Task requirements - Leave out the pictures and repeat the data exactly.

##########

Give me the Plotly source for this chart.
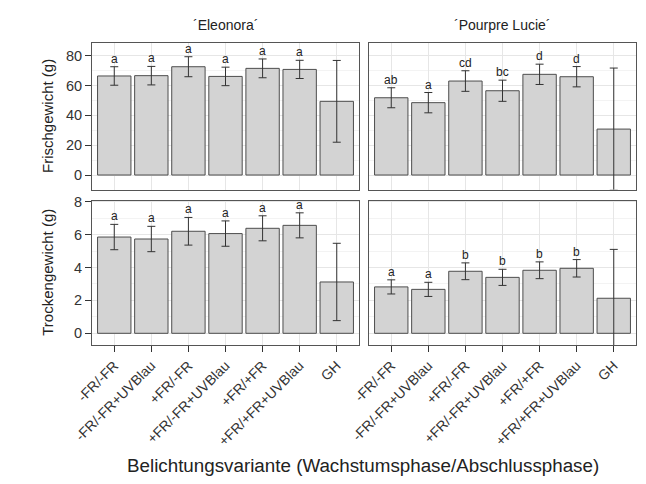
import plotly.graph_objects as go

categories = ["-FR/-FR", "-FR/-FR+UVBlau", "+FR/-FR", "+FR/-FR+UVBlau",
              "+FR/+FR", "+FR/+FR+UVBlau", "GH"]

fw_eleonora = [66.4, 66.6, 72.6, 66.1, 71.5, 70.8, 49.4]
fw_eleonora_err = [6.2, 6.2, 6.7, 6.2, 6.3, 6.1, 27.4]
fw_lucie = [51.8, 48.5, 63.0, 56.5, 67.5, 65.9, 30.8]
fw_lucie_err = [6.7, 6.8, 6.9, 7.1, 6.8, 6.8, 40.9]

tw_eleonora = [5.85, 5.73, 6.20, 6.06, 6.38, 6.56, 3.12]
tw_eleonora_err = [0.77, 0.77, 0.84, 0.77, 0.76, 0.76, 2.35]
tw_lucie = [2.82, 2.67, 3.77, 3.40, 3.83, 3.95, 2.13]
tw_lucie_err = [0.43, 0.43, 0.51, 0.49, 0.51, 0.53, 2.97]

fw_eleonora_letters = ["a", "a", "a", "a", "a", "a", ""]
fw_lucie_letters = ["ab", "a", "cd", "bc", "d", "d", ""]
tw_eleonora_letters = ["a", "a", "a", "a", "a", "a", ""]
tw_lucie_letters = ["a", "a", "b", "b", "b", "b", ""]

panel_titles = ["´Eleonora´", "´Pourpre Lucie´"]
y_titles = ["Frischgewicht (g)", "Trockengewicht (g)"]
x_title = "Belichtungsvariante (Wachstumsphase/Abschlussphase)"

FONT = "Liberation Sans, Arial, sans-serif"
W, H = 646, 484

panels = [
    ("x", "y", fw_eleonora, fw_eleonora_err, fw_eleonora_letters),
    ("x2", "y2", fw_lucie, fw_lucie_err, fw_lucie_letters),
    ("x3", "y3", tw_eleonora, tw_eleonora_err, tw_eleonora_letters),
    ("x4", "y4", tw_lucie, tw_lucie_err, tw_lucie_letters),
]

fig = go.Figure()
annotations = []
for xa, ya, vals, errs, letters in panels:
    fig.add_trace(go.Bar(
        x=categories, y=vals, xaxis=xa, yaxis=ya, width=0.9,
        marker=dict(color="#D3D3D3", line=dict(color="#4D4D4D", width=1)),
        error_y=dict(type="data", array=errs, visible=True,
                     color="#333333", thickness=1, width=4),
        showlegend=False, hoverinfo="skip",
    ))
    for c, v, e, t in zip(categories, vals, errs, letters):
        if t:
            annotations.append(dict(
                x=c, y=v + e, xref=xa, yref=ya, text=t,
                showarrow=False, yanchor="bottom", yshift=-1,
                font=dict(family=FONT, size=12, color="#222222")))

def px_x(p):
    return p / W

def px_y(p):
    return 1 - p / H

xdom_left = [px_x(92), px_x(359)]
xdom_right = [px_x(369), px_x(636)]
ydom_top = [px_y(189.5), px_y(43)]
ydom_bot = [px_y(345), px_y(200.5)]

grid_major = "#E6E6E6"
grid_minor = "#F3F3F3"
border = "#555555"

def xaxis(dom, anchor, labels):
    return dict(
        domain=dom, anchor=anchor, type="category", automargin=False,
        categoryorder="array", categoryarray=categories,
        range=[-0.6, 6.6],
        showline=True, mirror=True, linecolor=border, linewidth=1,
        showgrid=True, gridcolor=grid_major, gridwidth=1,
        ticks="outside" if labels else "", ticklen=6, tickcolor="#333333",
        showticklabels=labels, tickangle=-45,
        tickfont=dict(family=FONT, size=14, color="#333333"),
        zeroline=False,
    )

def yaxis(dom, anchor, rng, dtick, labels):
    return dict(
        domain=dom, anchor=anchor, range=rng, dtick=dtick, tick0=0,
        automargin=False,
        showline=True, mirror=True, linecolor=border, linewidth=1,
        showgrid=True, gridcolor=grid_major, gridwidth=1,
        minor=dict(dtick=dtick / 2, tick0=0, showgrid=True,
                   gridcolor=grid_minor, gridwidth=1),
        ticks="outside" if labels else "", ticklen=6, tickcolor="#333333",
        showticklabels=labels,
        tickfont=dict(family=FONT, size=14.5, color="#333333"),
        zeroline=False,
    )

top_range = [-9.7, 88.5]
bot_range = [-0.71, 8.07]

fig.update_layout(
    width=W, height=H, autosize=False,
    margin=dict(l=0, r=0, t=0, b=0, pad=0, autoexpand=False),
    paper_bgcolor="white", plot_bgcolor="white",
    font=dict(family=FONT, color="#222222"),
    xaxis=xaxis(xdom_left, "y", False),
    xaxis2=xaxis(xdom_right, "y2", False),
    xaxis3=xaxis(xdom_left, "y3", True),
    xaxis4=xaxis(xdom_right, "y4", True),
    yaxis=yaxis(ydom_top, "x", top_range, 20, True),
    yaxis2=yaxis(ydom_top, "x2", top_range, 20, False),
    yaxis3=yaxis(ydom_bot, "x3", bot_range, 2, True),
    yaxis4=yaxis(ydom_bot, "x4", bot_range, 2, False),
)

annotations += [
    dict(text=panel_titles[0], x=px_x(225.5), y=px_y(25), xref="paper", yref="paper",
         showarrow=False, xanchor="center", yanchor="middle",
         font=dict(family=FONT, size=14, color="#222222")),
    dict(text=panel_titles[1], x=px_x(502.5), y=px_y(25), xref="paper", yref="paper",
         showarrow=False, xanchor="center", yanchor="middle",
         font=dict(family=FONT, size=14, color="#222222")),
    dict(text=y_titles[0], x=px_x(48), y=px_y(116), xref="paper", yref="paper",
         showarrow=False, xanchor="center", yanchor="middle", textangle=-90,
         font=dict(family=FONT, size=15, color="#222222")),
    dict(text=y_titles[1], x=px_x(48), y=px_y(272.75), xref="paper", yref="paper",
         showarrow=False, xanchor="center", yanchor="middle", textangle=-90,
         font=dict(family=FONT, size=15, color="#222222")),
    dict(text=x_title, x=px_x(362.5), y=px_y(465), xref="paper", yref="paper",
         showarrow=False, xanchor="center", yanchor="middle",
         font=dict(family=FONT, size=18.8, color="#222222")),
]
fig.update_layout(annotations=annotations)

fig.write_html("out.html", config={"displayModeBar": False},
               post_script="document.body.style.margin='0';document.body.style.padding='0';")
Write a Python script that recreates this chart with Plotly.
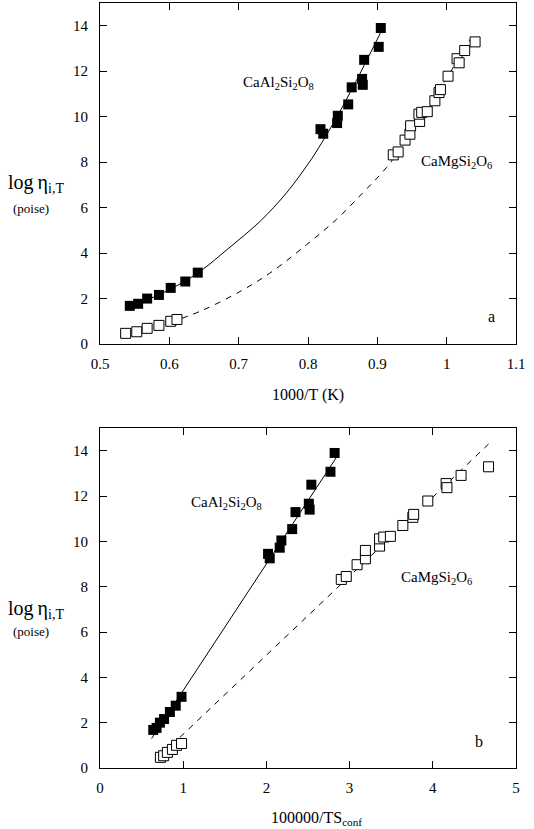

##########

Exercise solution -
Give me the Plotly source for this chart.
import plotly.graph_objects as go

categories = ["-FR/-FR", "-FR/-FR+UVBlau", "+FR/-FR", "+FR/-FR+UVBlau",
              "+FR/+FR", "+FR/+FR+UVBlau", "GH"]

fw_eleonora = [66.4, 66.6, 72.6, 66.1, 71.5, 70.8, 49.4]
fw_eleonora_err = [6.2, 6.2, 6.7, 6.2, 6.3, 6.1, 27.4]
fw_lucie = [51.8, 48.5, 63.0, 56.5, 67.5, 65.9, 30.8]
fw_lucie_err = [6.7, 6.8, 6.9, 7.1, 6.8, 6.8, 40.9]

tw_eleonora = [5.85, 5.73, 6.20, 6.06, 6.38, 6.56, 3.12]
tw_eleonora_err = [0.77, 0.77, 0.84, 0.77, 0.76, 0.76, 2.35]
tw_lucie = [2.82, 2.67, 3.77, 3.40, 3.83, 3.95, 2.13]
tw_lucie_err = [0.43, 0.43, 0.51, 0.49, 0.51, 0.53, 2.97]

fw_eleonora_letters = ["a", "a", "a", "a", "a", "a", ""]
fw_lucie_letters = ["ab", "a", "cd", "bc", "d", "d", ""]
tw_eleonora_letters = ["a", "a", "a", "a", "a", "a", ""]
tw_lucie_letters = ["a", "a", "b", "b", "b", "b", ""]

panel_titles = ["´Eleonora´", "´Pourpre Lucie´"]
y_titles = ["Frischgewicht (g)", "Trockengewicht (g)"]
x_title = "Belichtungsvariante (Wachstumsphase/Abschlussphase)"

FONT = "Liberation Sans, Arial, sans-serif"
W, H = 646, 484

panels = [
    ("x", "y", fw_eleonora, fw_eleonora_err, fw_eleonora_letters),
    ("x2", "y2", fw_lucie, fw_lucie_err, fw_lucie_letters),
    ("x3", "y3", tw_eleonora, tw_eleonora_err, tw_eleonora_letters),
    ("x4", "y4", tw_lucie, tw_lucie_err, tw_lucie_letters),
]

fig = go.Figure()
annotations = []
for xa, ya, vals, errs, letters in panels:
    fig.add_trace(go.Bar(
        x=categories, y=vals, xaxis=xa, yaxis=ya, width=0.9,
        marker=dict(color="#D3D3D3", line=dict(color="#4D4D4D", width=1)),
        error_y=dict(type="data", array=errs, visible=True,
                     color="#333333", thickness=1, width=4),
        showlegend=False, hoverinfo="skip",
    ))
    for c, v, e, t in zip(categories, vals, errs, letters):
        if t:
            annotations.append(dict(
                x=c, y=v + e, xref=xa, yref=ya, text=t,
                showarrow=False, yanchor="bottom", yshift=-1,
                font=dict(family=FONT, size=12, color="#222222")))

def px_x(p):
    return p / W

def px_y(p):
    return 1 - p / H

xdom_left = [px_x(92), px_x(359)]
xdom_right = [px_x(369), px_x(636)]
ydom_top = [px_y(189.5), px_y(43)]
ydom_bot = [px_y(345), px_y(200.5)]

grid_major = "#E6E6E6"
grid_minor = "#F3F3F3"
border = "#555555"

def xaxis(dom, anchor, labels):
    return dict(
        domain=dom, anchor=anchor, type="category", automargin=False,
        categoryorder="array", categoryarray=categories,
        range=[-0.6, 6.6],
        showline=True, mirror=True, linecolor=border, linewidth=1,
        showgrid=True, gridcolor=grid_major, gridwidth=1,
        ticks="outside" if labels else "", ticklen=6, tickcolor="#333333",
        showticklabels=labels, tickangle=-45,
        tickfont=dict(family=FONT, size=14, color="#333333"),
        zeroline=False,
    )

def yaxis(dom, anchor, rng, dtick, labels):
    return dict(
        domain=dom, anchor=anchor, range=rng, dtick=dtick, tick0=0,
        automargin=False,
        showline=True, mirror=True, linecolor=border, linewidth=1,
        showgrid=True, gridcolor=grid_major, gridwidth=1,
        minor=dict(dtick=dtick / 2, tick0=0, showgrid=True,
                   gridcolor=grid_minor, gridwidth=1),
        ticks="outside" if labels else "", ticklen=6, tickcolor="#333333",
        showticklabels=labels,
        tickfont=dict(family=FONT, size=14.5, color="#333333"),
        zeroline=False,
    )

top_range = [-9.7, 88.5]
bot_range = [-0.71, 8.07]

fig.update_layout(
    width=W, height=H, autosize=False,
    margin=dict(l=0, r=0, t=0, b=0, pad=0, autoexpand=False),
    paper_bgcolor="white", plot_bgcolor="white",
    font=dict(family=FONT, color="#222222"),
    xaxis=xaxis(xdom_left, "y", False),
    xaxis2=xaxis(xdom_right, "y2", False),
    xaxis3=xaxis(xdom_left, "y3", True),
    xaxis4=xaxis(xdom_right, "y4", True),
    yaxis=yaxis(ydom_top, "x", top_range, 20, True),
    yaxis2=yaxis(ydom_top, "x2", top_range, 20, False),
    yaxis3=yaxis(ydom_bot, "x3", bot_range, 2, True),
    yaxis4=yaxis(ydom_bot, "x4", bot_range, 2, False),
)

annotations += [
    dict(text=panel_titles[0], x=px_x(225.5), y=px_y(25), xref="paper", yref="paper",
         showarrow=False, xanchor="center", yanchor="middle",
         font=dict(family=FONT, size=14, color="#222222")),
    dict(text=panel_titles[1], x=px_x(502.5), y=px_y(25), xref="paper", yref="paper",
         showarrow=False, xanchor="center", yanchor="middle",
         font=dict(family=FONT, size=14, color="#222222")),
    dict(text=y_titles[0], x=px_x(48), y=px_y(116), xref="paper", yref="paper",
         showarrow=False, xanchor="center", yanchor="middle", textangle=-90,
         font=dict(family=FONT, size=15, color="#222222")),
    dict(text=y_titles[1], x=px_x(48), y=px_y(272.75), xref="paper", yref="paper",
         showarrow=False, xanchor="center", yanchor="middle", textangle=-90,
         font=dict(family=FONT, size=15, color="#222222")),
    dict(text=x_title, x=px_x(362.5), y=px_y(465), xref="paper", yref="paper",
         showarrow=False, xanchor="center", yanchor="middle",
         font=dict(family=FONT, size=18.8, color="#222222")),
]
fig.update_layout(annotations=annotations)

fig.write_html("out.html", config={"displayModeBar": False},
               post_script="document.body.style.margin='0';document.body.style.padding='0';")
Write a Python script that recreates this chart with Plotly.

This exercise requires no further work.